School name choice snubs Grand Terrace

Naming a new high school after a man who dedicated much of his life to education is a commendable idea.
But the Colton school board's decision to name the long-awaited high school in Grand Terrace after former trustee Ray Abril Jr. disrespected overwhelming public sentiment that it be named after the city that will be its home.
It doesn't help that the board broke with tradition in doing so: The other two high schools in the district are named after the towns where they sit, Colton and Bloomington.
People are offended -- and no wonder.
The school district solicited suggestions from the community for the new school's name. Why bother to do that if you're just going to ignore majority opinion?
Nearly 400 people wrote letters and e-mails, made phone calls and spoke at public meetings in response to the request for suggestions.
Just 17 suggested naming the school after Abril.
According to the district's own reckoning, 124 favored calling it Grand Terrace High School; 57 people wanted to call it Blue Mountain High (Grand Terrace is nicknamed the Blue Mountain city).
Thirty-one others suggested some variation with "Terrace" in the title: Terrace Heights, Terrace Mountain, Terrace Vista and half a dozen more. Someone even suggested Honey Hills High, for the historic beekeepers' neighborhood at the foot of Blue Mountain.
Any of those would have given a nod to the city that has awaited a high school for two decades and now will host the district's technology magnet school.
But no. The board voted March 12 to name it after Abril, who served on the board for 28 years until 2001.
If the board wanted to honor an educator, it could have named the school for the late Robert E. DeGroff, a government teacher and speech/debate coach at Colton High, who received 64 votes.
The snub seems to be all anyone is talking about in Grand Terrace.
Mayor Maryetta Ferre told me Thursday she had fielded four phone calls about it that morning, and when she visited the fitness club and a nail salon the same day, the naming fiasco was on everyone's mind.
So why did board members flout public opinion and vote 5-1 to name the high school after Abril?
The only member who returned my call seeking comment was Patt Haro, who cast the sole vote against it.
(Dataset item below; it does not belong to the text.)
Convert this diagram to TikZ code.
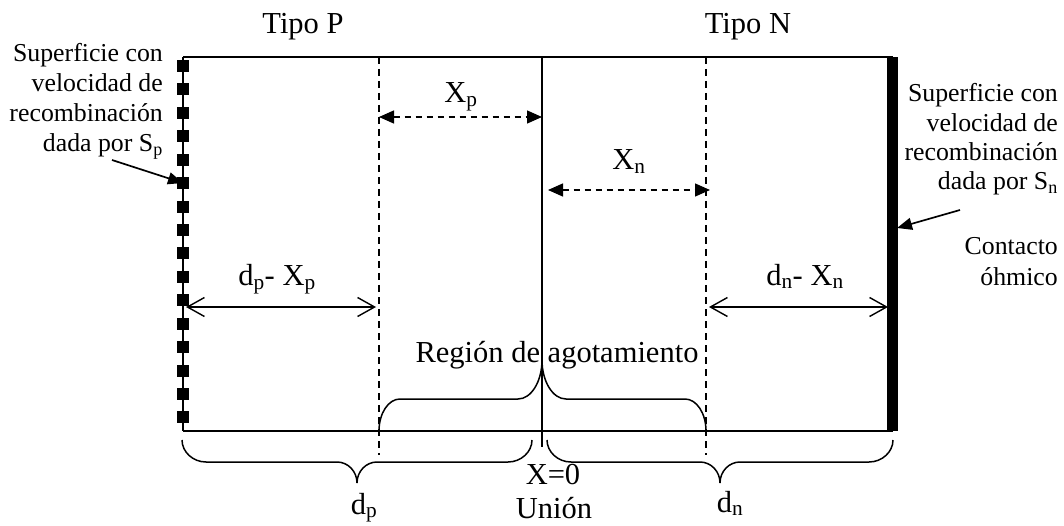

Haro said she loves and respects Abril but thinks another venue would have been a better choice to name after him.
Grand Terrace has been waiting a long time for its high school and people made it clear they wanted it to be named for their city, she said. "I just think it's a slap in the face to them not to honor their wishes."
She's exactly right.
The district could have honored Abril by putting his name on the high school's library, gym or auditorium. Or it could have named one of the other future schools for him.
For that matter, it could have named the school district headquarters after him.
Any of those choices would have honored him without alienating Grand Terrace residents (and the many Colton residents who shared their perspective).
Now, when dignitaries break ground for the high school Saturday, folks are threatening to picket. If that happens, the Board of Education will see that its attempt to honor Abril has backfired.
It's too bad that what was meant to be an honor instead engendered so much ill feeling.
It would've been so easy to make a choice that pleased everyone.